Im Zuge des aktuellen Auftrages habe ich jetzt ein weiteres, das 2017 erschienene Buch „Kein Wohlstand für alle“ von Ulrich Schneider gelesen. Eine Passage daraus erscheint mir heute wichtiger denn je –  weil wir jetzt den sich verschärfenden Klimawandel erleben, weil die soziale Ungleichheit weiter fortschreitet, weil die Lebenshaltungs- und Mietkosten eskalieren und weil einzelne Bevölkerungsgruppen – wie jetzt die Landwirte – immer wütender werden. Auf Seite 122 heißt es: „Dass selbst diese Erde, die doch fraglos und schicksalhaft unser aller Planet ist, das Eigentum relativ weniger ist, ist für mich immer wieder, wenn ich darüber nachdenke, die mit großem Abstand schrillste Ungerechtigkeit auf diesem Erdball.“ Das heißt: Ohne eine gerechte Bodenpolitik werden wir das zentrale Problem unserer Zeit, das Fortschreiten des Klimawandels, nicht bannen können.

Gerne verweise ich in diesem Kontext auch auf die Arbeit des Konzeptwerks Neue Ökonomie. Der gemeinnützige Verein aus Leipzig tritt dafür ein, unser Wirtschaftssystem ökologisch und sozial zu transformieren und hat im April 2023 das interessante Dossier „Gerechte Bodenpolitik“ veröffentlicht. Zentrale Erkenntnisse sind:

  • Landwirtschaftliche Böden sind in Deutschland sehr ungleich verteilt und werden zunehmend als Spekulationsobjekt genutzt.

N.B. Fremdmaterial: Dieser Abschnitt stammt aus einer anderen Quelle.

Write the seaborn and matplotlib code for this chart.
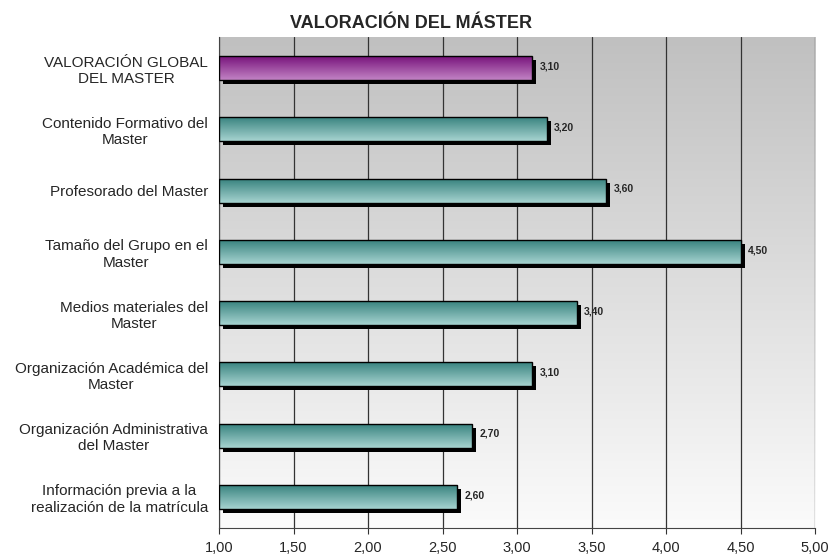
import numpy as np
import pandas as pd
import matplotlib
matplotlib.use('Agg')
import matplotlib.pyplot as plt
import matplotlib.transforms as mtransforms
from matplotlib.patches import Rectangle
from matplotlib.colors import LinearSegmentedColormap
from matplotlib.ticker import FuncFormatter, FixedLocator
import seaborn as sns

# datos del gráfico
categorias = ["VALORACIÓN GLOBAL\nDEL MASTER",
              "Contenido Formativo del\nMaster",
              "Profesorado del Master",
              "Tamaño del Grupo en el\nMaster",
              "Medios materiales del\nMaster",
              "Organización Académica del\nMaster",
              "Organización Administrativa\ndel Master",
              "Información previa a la\nrealización de la matrícula"]
valores = [3.10, 3.20, 3.60, 4.50, 3.40, 3.10, 2.70, 2.60]
titulo = "VALORACIÓN DEL MÁSTER"

sns.set_style("white")
plt.rcParams['font.family'] = ['Liberation Sans', 'DejaVu Sans']

df = pd.DataFrame({"categoria": categorias, "valor": valores})

fig = plt.figure(figsize=(8.31, 5.58), dpi=100)
ax = fig.add_axes([219 / 831, 1 - 527.6 / 558, (815 - 219) / 831, (527.6 - 37.4) / 558])

sns.barplot(data=df, x="valor", y="categoria", orient="h", ax=ax, width=0.39,
            color="white", edgecolor="black", linewidth=1.0, zorder=4)

ax.set_xlim(1, 5)

# fondo degradado
fondo = LinearSegmentedColormap.from_list("fondo", ["#c0c0c0", "#fbfbfb"])
ax.imshow(np.linspace(0, 1, 256).reshape(-1, 1), cmap=fondo, aspect="auto",
          extent=[0, 1, 0, 1], transform=ax.transAxes, zorder=0)

teal = LinearSegmentedColormap.from_list("teal", ["#3a8480", "#a6d3d0"])
morado = LinearSegmentedColormap.from_list("morado", ["#78147c", "#c283c4"])
grad = np.linspace(0, 1, 64).reshape(-1, 1)

sombra = mtransforms.offset_copy(ax.transData, fig=fig, x=4, y=-4, units="dots")

for i, p in enumerate(ax.patches):
    v = valores[i]
    p.set_x(1)
    p.set_width(v - 1)
    p.set_facecolor("none")
    y0, h = p.get_y(), p.get_height()
    ax.add_patch(Rectangle((1, y0), v - 1, h, facecolor="black", edgecolor="none",
                           transform=sombra, zorder=2, clip_on=True))
    cmap = morado if i == 0 else teal
    # eje y invertido: y0 es la parte superior visual
    im = ax.imshow(grad, cmap=cmap, aspect="auto",
                   extent=[1, v, y0 + h, y0], zorder=3)
    im.set_clip_path(p)
    ax.text(v + 0.05, y0 + h / 2 - 0.03, f"{v:.2f}".replace(".", ","), va="center",
            ha="left", fontsize=7.5, fontweight="bold", zorder=5)

ax.set_ylim(len(valores) - 0.5, -0.5)
ax.set_aspect("auto")

ax.xaxis.set_major_locator(FixedLocator(np.arange(1, 5.01, 0.5)))
ax.xaxis.set_major_formatter(FuncFormatter(lambda x, pos: f"{x:.2f}".replace(".", ",")))
ax.grid(axis="x", color="#333333", linewidth=0.9, zorder=1)
ax.set_axisbelow(True)

# marcas del eje y entre categorías
ax.set_yticks(np.arange(len(valores)))
ax.set_yticklabels(categorias, fontsize=11, multialignment="center", linespacing=1.2)
ax.tick_params(axis="y", length=0, pad=8)
ax.set_yticks(np.arange(-0.5, len(valores), 1), minor=True)
ax.tick_params(axis="y", which="minor", length=4, color="#333333")
ax.tick_params(axis="x", length=4, color="#333333", labelsize=10.5, pad=6, direction="out")
ax.xaxis.set_ticks_position("bottom")

ax.set_xlabel("")
ax.set_ylabel("")
for s in ["top", "right"]:
    ax.spines[s].set_visible(False)
ax.spines["left"].set_color("#444444")
ax.spines["bottom"].set_color("#444444")

fig.text(411 / 831, 1 - 23 / 558, titulo, ha="center", va="center",
         fontsize=13, fontweight="bold")

plt.savefig("out.png", dpi=100)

  • Die Rechte kapitalstarker Akteur:innen auf dem Bodenmarkt müssen begrenzt und die Nutzungsrechte von Bäuer:innen, Junglandwirt:innen und gemeinwohlorientierten Betrieben dagegen gestärkt werden.
  • Der Bodenmarkt muss insgesamt transparenter gemacht werden, so dass die Konzentration von Eigentum erfasst werden kann und öffentlich sichtbar wird.